“It is all about giving the people a reason to finally believe”
SARA’S detractors look at the Jojo Binay demolition template and think they can do a repeat. They found a handle in Mary Grace Piattos and used it to impeach her.
Now they will use Piattos et al. again, and even invented another “Bikoy,” this time a “Madriaga” to ante up their second attempt.
They know the chances of a Senate conviction are now unlikely, but they will milk the process to impugn her. In the case of Binay, the demolition happened in the third quarter of 2014, a year before the filing of CoCs. That was right timing, and Binay failed to respond properly.
Thus, aside from the presumptive LP candidate, Mar Roxas, in came the willing Grace Poe and the “unwilling” Rodrigo Duterte into the political “tambiolo.”
Sara’s “haters” face two obstacles: if love is lovelier the second time around, hate repeated gets less resonance (bumenta na); and two, there is hardly anybody else these days who has captured the imagination of voters.
As soon as Risa floated her availability, her support base clamored for Mayor Leni and repeated their dream of a Pink and Red coalition, with BbM titillating them through silly pink socks. Pres. Erap would have worn fuchsia (but that’s another anecdote).
All things being equal, Sara seems destined. She has already framed 2028 as Marcos 2.0 versus Duterte 2.0.
Still, it will not be a walk in the park. Fortress Bis-Min is not enough.
She does not command the resources that the administration has. But then again, her father spent so little compared to the competition in 2016 yet won, nevertheless.
She has no considerable party machinery. The PDP is a shadow of what it was in her father’s time. Her Hugpong is regional, not national.
But political parties in this country are mere flags of convenience, and Inday Sara, wisely, has not given party-building early priority. She has seen how her father ran on the strength of his own persona and how the PDP was used in 2016 because it was conveniently available.
And in declaring early on, she has drawn the line: somos o no somos.
Since poll surveys have replaced political parties in winnowing chaff from grain, she must keep her numbers high, consolidate present public support levels, and build more from different demographics.
Fortify her appeal to the young. Give the poor and middle class hope that she will be way different from the others. Verily, she is different.
She still needs to sufficiently convince the public that she will be a serious reformist despite her dynastic history. Her first post-declaration interview though generic, still differentiated her management style from the laid-back BbM. In the next year and a half, people will want more specifics.
It should start being less about hitting a government already judged as a failure.
What she must tell the Filipino public is how she can improve the plight of the ordinary man beyond the usual platitudes, beyond the usual “solutions” that have not worked.

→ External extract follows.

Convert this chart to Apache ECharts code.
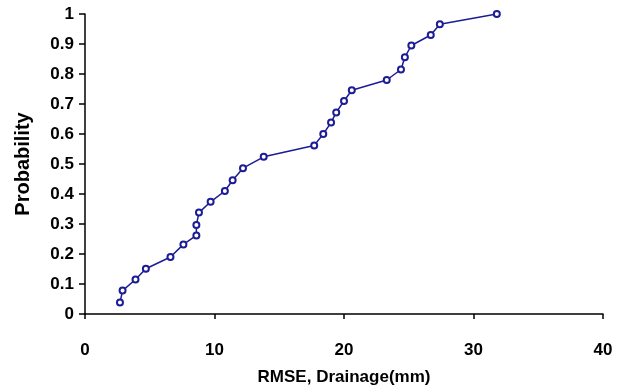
<!DOCTYPE html>
<html>
<head>
<meta charset="utf-8">
<script src="https://cdn.jsdelivr.net/npm/echarts@6/dist/echarts.min.js"></script>
<style>
	html, body { margin: 0; padding: 0; background: #fff; }
	#chart { width: 622px; height: 387px; }
</style>
</head>
<body>
<div id="chart"></div>
<script>
// RMSE of drainage (mm) and its cumulative probability
var rmse = [2.7, 2.9, 3.9, 4.7, 6.6, 7.6, 8.6, 8.6, 8.8, 9.7, 10.8, 11.4, 12.2, 13.8,
	17.7, 18.4, 19.0, 19.4, 20.0, 20.6, 23.3, 24.4, 24.7, 25.2, 26.7, 27.4, 31.8];
var prob = [0.038, 0.078, 0.115, 0.151, 0.19, 0.232, 0.262, 0.297, 0.338, 0.374, 0.41, 0.446,
	0.486, 0.524, 0.562, 0.6, 0.638, 0.672, 0.71, 0.746, 0.78, 0.815, 0.856, 0.895, 0.93, 0.966, 1.0];

var points = rmse.map(function (x, i) { return [x, prob[i]]; });

var myChart = echarts.init(document.getElementById('chart'));
var axisFont = {
	fontFamily: 'Liberation Sans, Arial, sans-serif',
	fontWeight: 'bold',
	color: '#000'
};
var option = {
	animation: false,
	grid: {left: 85, right: 19, top: 14, bottom: 73, outerBoundsMode: 'none'},
	xAxis: {
		type: 'value',
		min: 0,
		max: 40,
		interval: 10,
		name: 'RMSE, Drainage(mm)',
		nameLocation: 'middle',
		nameGap: 55,
		nameTextStyle: Object.assign({fontSize: 17}, axisFont),
		axisLine: {lineStyle: {color: '#000', width: 1.5}},
		axisTick: {length: 5, lineStyle: {color: '#000', width: 1.5}},
		axisLabel: Object.assign({fontSize: 17, margin: 28}, axisFont),
		splitLine: {show: false}
	},
	yAxis: {
		type: 'value',
		min: 0,
		max: 1,
		interval: 0.1,
		name: 'Probability',
		nameLocation: 'middle',
		nameGap: 52,
		nameTextStyle: Object.assign({fontSize: 20}, axisFont),
		axisLine: {show: true, lineStyle: {color: '#000', width: 1.5}},
		axisTick: {show: true, length: 6, lineStyle: {color: '#000', width: 1.5}},
		axisLabel: Object.assign({fontSize: 17, margin: 11}, axisFont),
		splitLine: {show: false}
	},
	series: [
		{
			type: 'line',
			data: points,
			symbol: 'emptyCircle',
			symbolSize: 6,
			lineStyle: {color: '#1c1c96', width: 1.5},
			itemStyle: {color: '#1c1c96', borderWidth: 1.2}
		}
	]
};
myChart.setOption(option);
</script>
</body>
</html>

The message box cannot be as single issue as that of her father in 2016, that without peace and order, no progress is possible.
For while PNoy improved the economy, the drug menace made people unsafe in their communities, and thus Rodrigo Duterte’s singularly strong messages resonated.
Sara is heiress to her father’s “tapang.” Police assurances notwithstanding, the reality is people no longer feel safe and secure.
In May of 2015, this writer gave “malasakit” as reason, “hugot” for Mayor Duterte’s well-known “tapang,” then commissioned an agency that created some of Villar’s memorable ads to use that tagline for Duterte.
That “Tapang at Malasakit” trademark should now be defined by structural reforms that would transform desperately hopeless lives into a “more comfortable life” that her father had hoped to bequeath.
A mountain of debt, food insecurity, not enough jobs for both brains and brawn, inability of incomes to catch up with persistent inflation, the absence of government support for basic social services, punctuated by graft and corruption that beggars all imagination in its brazenness.
There should be no stupid promises like BbM’s 20-peso rice. Instead, she should explain to the people the need for reforms in all aspects where government should weigh in, whether political, economic or social.
Her statement that government needs to tighten its belt demonstrates that resolve. Housewives know best, and one would expect that she will soon enumerate all those profligate and needless government expenditures.
She must give real flesh to “malasakit” beyond quick fixes and ayuda.
Shake up the status quo. Think out of the box.
It is all about giving the people a reason to finally believe.